Иногда, однако, слишком сильный дождь удерживал нас с бабушкой, так как казино уже закрылось, в почти совершенно пустых комнатах, точно в трюме корабля, когда дует ветер; причем каждый день, как будто мы в самом деле были в плаванье, к нам подходил кто-нибудь из тех, рядом с которыми мы прожили три месяца, так и не познакомившись: председатель рейнского суда, старшина из Кана, какая-то американка с дочерьми — вступали в разговор, придумывали как скоротать время, обнаруживали какой-нибудь талант, обучали нас какой-нибудь игре, приглашали нас выпить чаю или помузицировать, собраться в определенный час, изобрести сообща какое-нибудь развлечение из числа тех, что по-настоящему обладают секретом доставить удовольствие (который состоит в том, что они на это не претендуют, а только помогают нам провести время и забыть скуку), — словом, на исходе нашего пребывания в Бальбеке завязывали с нами дружеские отношения, которые на другой же день прерывались из-за их отъезда. Я даже познакомился с молодым богачом, одним из двух его аристократических друзей и актрисой, вернувшейся сюда на несколько дней; но маленький этот кружок состоял теперь всего лишь из трех лиц, так как другой приятель уже вернулся в Париж. Они пригласили меня пообедать с ними в их излюбленном ресторане. Кажется, они были довольны, что я отказался. Но приглашение было сделано самым любезным образом, и хотя в действительности оно исходило от молодого богача, ибо остальные были только его гости, всё же, так как его приятель, маркиз Морис де Водемон, был из очень аристократической семьи, актриса, спрашивая меня, приду ли я, невольно сказала, чтобы польстить мне:
— Это доставит такое удовольствие Морису.

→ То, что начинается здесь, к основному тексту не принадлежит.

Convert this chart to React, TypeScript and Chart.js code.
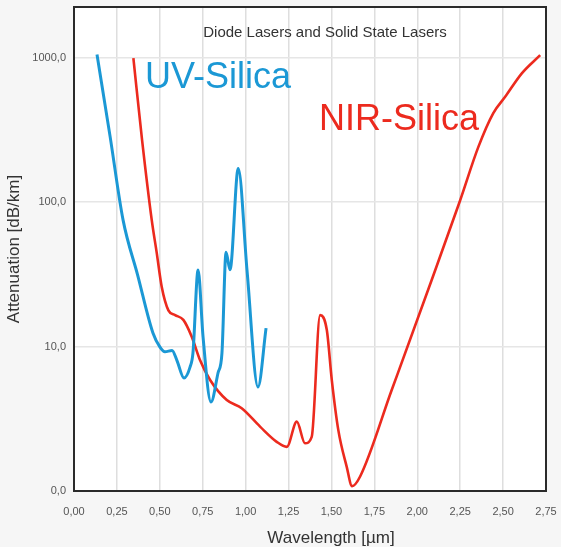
import { useEffect, useRef } from "react";
import { Chart, registerables } from "chart.js";

Chart.register(...registerables);

// ---- data ----
const uvWavelength = [0.134, 0.21, 0.286, 0.37, 0.46, 0.501, 0.53, 0.571, 0.6, 0.641, 0.676, 0.693, 0.723, 0.752, 0.798, 0.839, 0.862, 0.886, 0.909, 0.957, 1.008, 1.072, 1.119];
const uvAttenuation = [1050, 286, 75, 31.5, 12.4, 9.9, 9.2, 9.4, 8.0, 6.05, 7.2, 9.0, 33.8, 11.6, 4.13, 6.56, 9.0, 45, 34, 171, 33.8, 5.25, 13.4];

const nirWavelength = [0.346, 0.396, 0.453, 0.482, 0.511, 0.55, 0.589, 0.637, 0.686, 0.734, 0.793, 0.89, 0.977, 1.084, 1.181, 1.24, 1.298, 1.346, 1.385, 1.434, 1.473, 1.502, 1.54, 1.589, 1.62, 1.667, 1.85, 2.084, 2.25, 2.356, 2.443, 2.512, 2.609, 2.716];
const nirAttenuation = [990, 273, 75, 44.5, 25.9, 17.8, 16.5, 15.3, 11.7, 8.07, 5.86, 4.26, 3.74, 2.79, 2.19, 2.02, 3.02, 2.14, 2.37, 16.5, 13.0, 5.86, 2.64, 1.47, 1.08, 1.26, 4.96, 28.9, 103, 241, 413, 535, 778, 1040];

const xTicks = [0, 0.25, 0.5, 0.75, 1.0, 1.25, 1.5, 1.75, 2.0, 2.25, 2.5, 2.75];
const xTickLabels = ["0,00", "0,25", "0,50", "0,75", "1,00", "1,25", "1,50", "1,75", "2,00", "2,25", "2,50", "2,75"];
const yTicks = [1, 10, 100, 1000];
const yTickLabels = ["0,0", "10,0", "100,0", "1000,0"];

const chartTitle = "Diode Lasers and Solid State Lasers";
const seriesNames = ["UV-Silica", "NIR-Silica"];
const xTitle = "Wavelength [µm]";
const yTitle = "Attenuation [dB/km]";

const BLUE = "#1b98d5";
const RED = "#ec2a1e";
const FONT = "'Liberation Sans', Arial, sans-serif";

const overlay = {
  id: "overlay",
  beforeDraw(chart: any) {
    const { ctx, chartArea, width, height } = chart;
    const { left, top, right, bottom } = chartArea;
    ctx.save();
    ctx.fillStyle = "#f6f6f6";
    ctx.fillRect(0, 0, width, height);
    ctx.fillStyle = "#ffffff";
    ctx.fillRect(left, top, right - left, bottom - top);
    ctx.restore();
  },
  afterDraw(chart: any) {
    const { ctx, chartArea } = chart;
    const { left, top, right, bottom } = chartArea;
    ctx.save();
    ctx.strokeStyle = "#2a2a2a";
    ctx.lineWidth = 2;
    ctx.strokeRect(left, top, right - left, bottom - top);

    ctx.textBaseline = "alphabetic";
    ctx.fillStyle = "#333333";
    ctx.font = `15px ${FONT}`;
    ctx.textAlign = "center";
    ctx.fillText(chartTitle, left + 251, top + 30);

    ctx.font = `36px ${FONT}`;
    ctx.textAlign = "left";
    ctx.fillStyle = BLUE;
    ctx.fillText(seriesNames[0], left + 71, top + 81);
    ctx.fillStyle = RED;
    ctx.fillText(seriesNames[1], left + 245, top + 123);

    ctx.fillStyle = "#333333";
    ctx.font = `17px ${FONT}`;
    ctx.textAlign = "center";
    ctx.fillText(xTitle, left + 257, bottom + 52);
    ctx.restore();
  },
};

export default function App() {
  const canvasRef = useRef<HTMLCanvasElement | null>(null);

  useEffect(() => {
    const canvas = canvasRef.current;
    if (!canvas) return;
    const chart = new Chart(canvas, {
      type: "line",
      data: {
        datasets: [
          {
            label: seriesNames[0],
            data: uvWavelength.map((x, i) => ({ x, y: uvAttenuation[i] })),
            borderColor: BLUE,
            borderWidth: 3,
            pointRadius: 0,
            cubicInterpolationMode: "monotone",
            fill: false,
          },
          {
            label: seriesNames[1],
            data: nirWavelength.map((x, i) => ({ x, y: nirAttenuation[i] })),
            borderColor: RED,
            borderWidth: 2.6,
            pointRadius: 0,
            cubicInterpolationMode: "monotone",
            fill: false,
          },
        ],
      },
      options: {
        responsive: false,
        animation: false,
        layout: { padding: { top: 7, right: 15, left: 0, bottom: 0 } },
        plugins: {
          legend: { display: false },
          tooltip: { enabled: false },
          title: { display: false },
        },
        scales: {
          x: {
            type: "linear",
            min: 0,
            max: 2.75,
            afterFit: (s: any) => {
              s.height = 56;
              s.paddingLeft = 0;
              s.paddingRight = 0;
            },
            afterBuildTicks: (s: any) => {
              s.ticks = xTicks.map((v) => ({ value: v }));
            },
            ticks: {
              padding: 14,
              color: "#555555",
              font: { size: 11, family: FONT },
              maxRotation: 0,
              autoSkip: false,
              callback: (_v: any, i: number) => xTickLabels[i],
            },
            grid: { color: "#dedede", lineWidth: 1.5, drawTicks: false },
            border: { display: false },
          },
          y: {
            type: "logarithmic",
            min: 1,
            max: 2240,
            afterFit: (s: any) => {
              s.width = 74;
              s.paddingTop = 0;
              s.paddingBottom = 0;
            },
            afterBuildTicks: (s: any) => {
              s.ticks = yTicks.map((v) => ({ value: v }));
            },
            ticks: {
              padding: 8,
              color: "#555555",
              font: { size: 11, family: FONT },
              autoSkip: false,
              callback: (_v: any, i: number) => yTickLabels[i],
            },
            grid: { color: "#e6e6e6", lineWidth: 1.5, drawTicks: false },
            border: { display: false },
            title: {
              display: true,
              text: yTitle,
              color: "#333333",
              font: { size: 17, family: FONT },
              padding: { top: 4, bottom: 4 },
            },
          },
        },
      },
      plugins: [overlay],
    });
    return () => chart.destroy();
  }, []);

  return (
    <div style={{ position: "fixed", left: 0, top: 0, width: 561, height: 547 }}>
      <canvas ref={canvasRef} width={561} height={547} style={{ display: "block" }} />
    </div>
  );
}
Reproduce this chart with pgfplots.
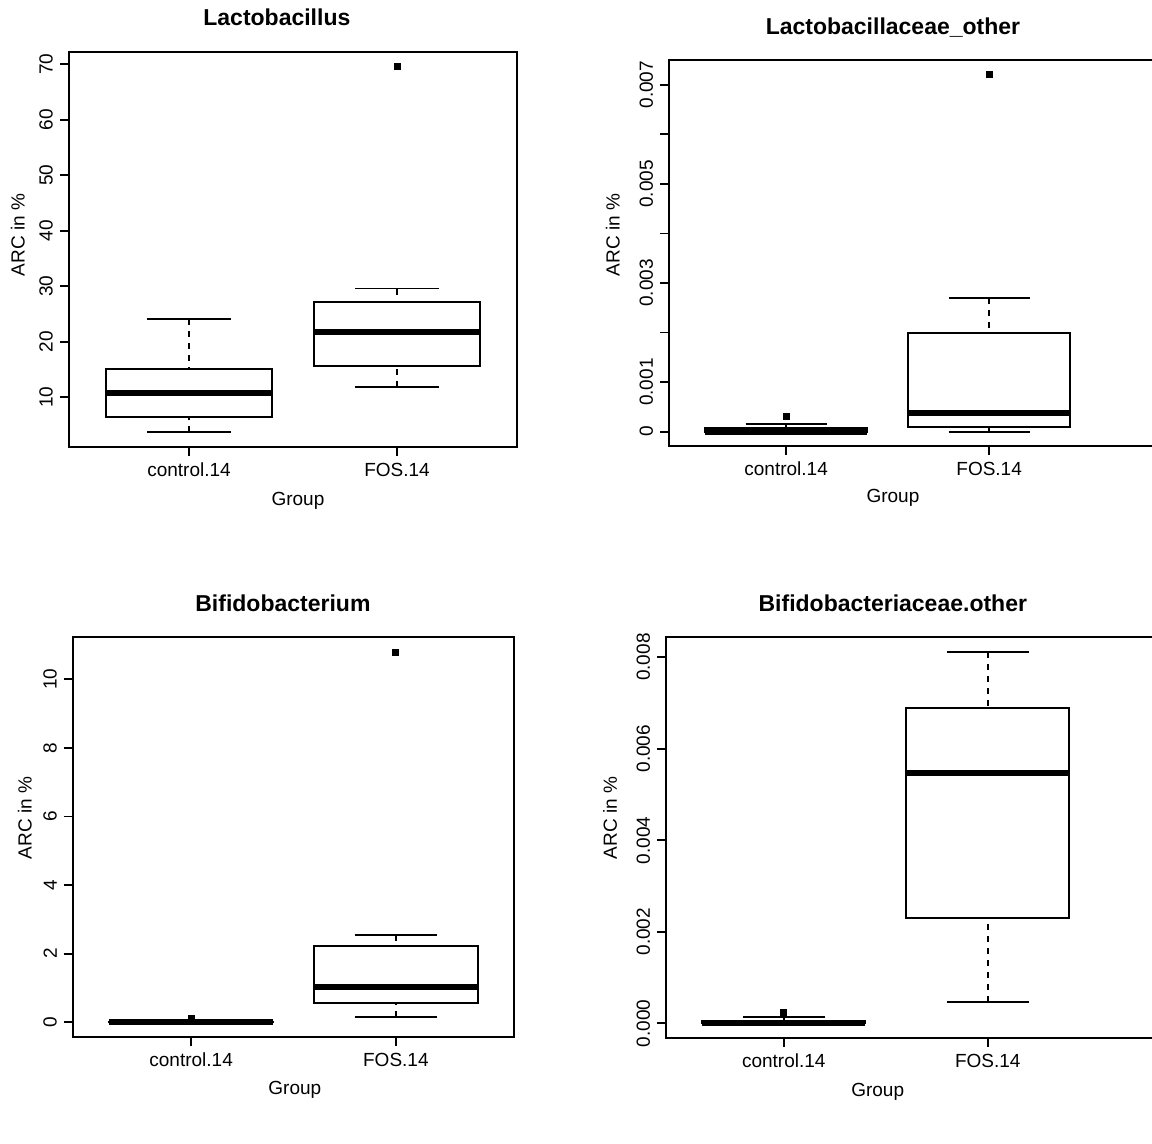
\documentclass[border=0pt]{standalone}
\usepackage{fontspec}
\setmainfont{Liberation Sans}
\usepackage{pgfplots}
\pgfplotsset{compat=1.18}
\usepgfplotslibrary{statistics}

\pgfplotsset{
  rbox/.style={
    scale only axis,
    xmin=0.423,
    xtick={1,2}, xticklabels={control.14,FOS.14},
    tick align=outside, tick pos=left,
    major tick length=4.5pt,
    every tick/.style={black, line width=0.9pt},
    axis line style={line width=1.1pt},
    tick label style={font=\fontsize{9.5}{11}\selectfont},
    label style={font=\fontsize{9.5}{11}\selectfont},
    title style={font=\fontsize{11.5}{13}\selectfont\bfseries, anchor=base},
    yticklabel style={rotate=90, anchor=south},
    scaled y ticks=false,
    xlabel={Group}, ylabel={ARC in \%},
    boxplot/draw direction=y,
    boxplot/box extend=0.8,
    boxplot/whisker extend=0.4,
    boxplot/every box/.style={draw=black, fill=white, line width=1pt},
    boxplot/every median/.style={draw=black, line width=2.8pt},
    boxplot/draw/lower whisker/.code={%
      \draw[black, line width=0.9pt, dash pattern=on 3pt off 3pt]
        (boxplot box cs:\pgfplotsboxplotvalue{lower whisker},0.5) -- (boxplot box cs:\pgfplotsboxplotvalue{lower quartile},0.5);
      \draw[black, line width=0.9pt]
        (boxplot whisker cs:\pgfplotsboxplotvalue{lower whisker},0) -- (boxplot whisker cs:\pgfplotsboxplotvalue{lower whisker},1);
    },
    boxplot/draw/upper whisker/.code={%
      \draw[black, line width=0.9pt, dash pattern=on 3pt off 3pt]
        (boxplot box cs:\pgfplotsboxplotvalue{upper whisker},0.5) -- (boxplot box cs:\pgfplotsboxplotvalue{upper quartile},0.5);
      \draw[black, line width=0.9pt]
        (boxplot whisker cs:\pgfplotsboxplotvalue{upper whisker},0) -- (boxplot whisker cs:\pgfplotsboxplotvalue{upper whisker},1);
    },
  },
  rplot/.style={black, solid, mark=square*, mark size=1.5pt, mark options={fill=black, draw=black}},
}

\begin{document}
\begin{tikzpicture}
% Panel 1
\begin{axis}[rbox, at={(34.5pt,348.5pt)}, anchor=south west,
  width=224pt, height=197.5pt, xmax=2.577, ymin=1.06, ymax=72.2,
  ytick={10,20,30,40,50,60,70}, yticklabels={10,20,30,40,50,60,70},
  title={Lactobacillus}, title style={at={(axis description cs:0.464,1)}, yshift=7pt},
  xlabel style={at={(axis description cs:0.511,0)}, anchor=base, yshift=-29.5pt},
  ylabel style={at={(axis description cs:-0.114,0.537)}, anchor=center}]
\addplot[rplot, boxplot prepared={draw position=1, lower whisker=3.7, lower quartile=6.4, median=10.8, upper quartile=15.1, upper whisker=24.1}] coordinates {};
\addplot[rplot, boxplot prepared={draw position=2, lower whisker=11.9, lower quartile=15.7, median=21.8, upper quartile=27.2, upper whisker=29.6}] table[row sep=\\, y index=0] {v\\ 69.6\\};
\end{axis}
% Panel 2
\begin{axis}[rbox, at={(334.5pt,349pt)}, anchor=south west,
  width=250.5pt, height=193pt, xmax=2.891, ymin=-0.000288, ymax=0.0075,
  ytick={0,0.001,0.002,0.003,0.004,0.005,0.006,0.007}, yticklabels={0,0.001,,0.003,,0.005,,0.007},
  title={Lactobacillaceae\_other}, title style={at={(axis description cs:0.447,1)}, yshift=6.5pt},
  xlabel style={at={(axis description cs:0.447,0)}, anchor=base, yshift=-28.5pt},
  ylabel style={at={(axis description cs:-0.112,0.547)}, anchor=center}]
\addplot[rplot, boxplot prepared={draw position=1, lower whisker=0, lower quartile=0, median=0, upper quartile=0.00008, upper whisker=0.00016}] table[row sep=\\, y index=0] {v\\ 0.0003\\};
\addplot[rplot, boxplot prepared={draw position=2, lower whisker=0, lower quartile=0.0001, median=0.00038, upper quartile=0.00199, upper whisker=0.00269}] table[row sep=\\, y index=0] {v\\ 0.00721\\};
\end{axis}
% Panel 3
\begin{axis}[rbox, at={(36.5pt,53.5pt)}, anchor=south west,
  width=220.5pt, height=200pt, xmax=2.577, ymin=-0.43, ymax=11.23,
  ytick={0,2,4,6,8,10}, yticklabels={0,2,4,6,8,10},
  title={Bifidobacterium}, title style={at={(axis description cs:0.476,1)}, yshift=6.7pt},
  xlabel style={at={(axis description cs:0.503,0)}, anchor=base, yshift=-29pt},
  ylabel style={at={(axis description cs:-0.109,0.5475)}, anchor=center}]
\addplot[rplot, boxplot prepared={draw position=1, lower whisker=0, lower quartile=0, median=0, upper quartile=0.01, upper whisker=0.02}] table[row sep=\\, y index=0] {v\\ 0.1\\};
\addplot[rplot, boxplot prepared={draw position=2, lower whisker=0.146, lower quartile=0.575, median=1.03, upper quartile=2.22, upper whisker=2.54}] table[row sep=\\, y index=0] {v\\ 10.79\\};
\end{axis}
% Panel 4
\begin{axis}[rbox, at={(333pt,53pt)}, anchor=south west,
  width=252pt, height=200.5pt, xmax=2.893, ymin=-0.00032, ymax=0.00844,
  ytick={0,0.002,0.004,0.006,0.008}, yticklabels={0.000,0.002,0.004,0.006,0.008},
  title={Bifidobacteriaceae.other}, title style={at={(axis description cs:0.45,1)}, yshift=6.5pt},
  xlabel style={at={(axis description cs:0.42,0)}, anchor=base, yshift=-29.3pt},
  ylabel style={at={(axis description cs:-0.111,0.549)}, anchor=center}]
\addplot[rplot, boxplot prepared={draw position=1, lower whisker=0, lower quartile=0, median=0.00001, upper quartile=0.00005, upper whisker=0.000145}] table[row sep=\\, y index=0] {v\\ 0.00023\\};
\addplot[rplot, boxplot prepared={draw position=2, lower whisker=0.000466, lower quartile=0.002295, median=0.00547, upper quartile=0.00689, upper whisker=0.00811}] coordinates {};
\end{axis}
\pgfresetboundingbox
\path[use as bounding box] (0,0) rectangle (576pt,572pt);
\end{tikzpicture}
\end{document}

И когда я встретил их всех троих в вестибюле, то именно г-н де Водемон, а не молодой богач, спросил меня:
— Не доставите ли вы нам удовольствие отобедать с нами?
В сущности, я очень мало воспользовался Бальбеком, что вызывало во мне еще более сильное желание вернуться сюда. Мне казалось, что я пробыл здесь слишком недолго. Иного мнения были мои друзья, спрашивавшие меня в своих письмах, не собираюсь ли я здесь остаться навсегда. А так как на конверте они должны были ставить название «Бальбек» и так как мое окно выходило не в поле и не на улицу, а на равнины моря и ночью я слышал его гул, которому, засыпая, вверял, словно лодку, свой сон, то у меня складывалось впечатление, что благодаря этой близости к волнам я, помимо своей воли, физически проникаюсь сознанием их прелести, подобно тому, как урок может заучиваться во сне.
Управляющий предлагал мне на будущий год лучшие комнаты, но теперь я привязался к своей и входил в нее, уже не чувствуя запаха ветиверии и в конце концов настолько приучив к ее размерам свою мысль, которая вначале с таким трудом привыкала к ним, что принужден был воздействовать на нее в обратном направлении, когда, по возвращении в Париж, мне пришлось спать в моей прежней комнате, где был низкий потолок.